Taken <Pad> as a regular token could make model only learn the <Pad> information?

Shark-NLP / DiffuSeq

[ICLR'23] DiffuSeq: Sequence to Sequence Text Generation with Diffusion Models

MIT License

734 stars 89 forks source link

Taken <Pad> as a regular token could make model only learn the <Pad> information? #50

Open ylgao1 opened 1 year ago

ylgao1 commented 1 year ago

Hi In my project, I discovered that taking as the regular token, the diffusion model usally learn the information. In other words, the model tends to predict the token instead of other words in the generation. How to avoid this issue?

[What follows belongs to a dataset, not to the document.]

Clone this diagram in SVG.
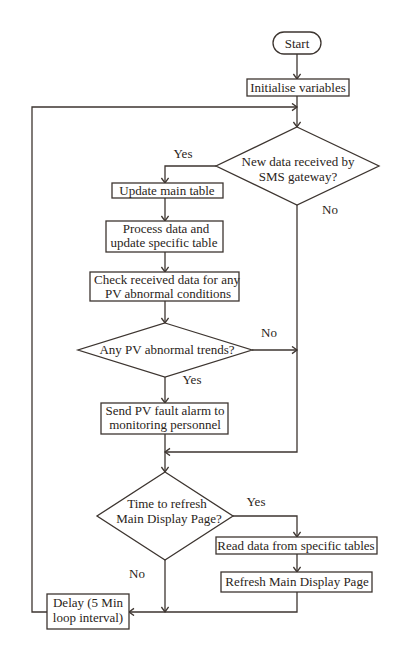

summmeer commented 1 year ago

Hi, According to our experience, the sufficient training could avoid this situation. Another choice is to omit the computation of the token's loss in the training code. Both of them would work.

Zoigin commented 1 year ago

Hi In my project, I discovered that taking as the regular token, the diffusion model usally learn the information. In other words, the model tends to predict the token instead of other words in the generation. How to avoid this issue?

Hi, Are you also find that the value of the Loss did not decrease, and the decoded output is all 'PAD', an empty string is generated? Also, I would like to ask if you have resolved this issue and how it was resolved.

golankai commented 1 year ago

I have the same issue. I have modified the code to run with pytorch Lightning, but for me as well it learned only pads. Running the experiments of QQP.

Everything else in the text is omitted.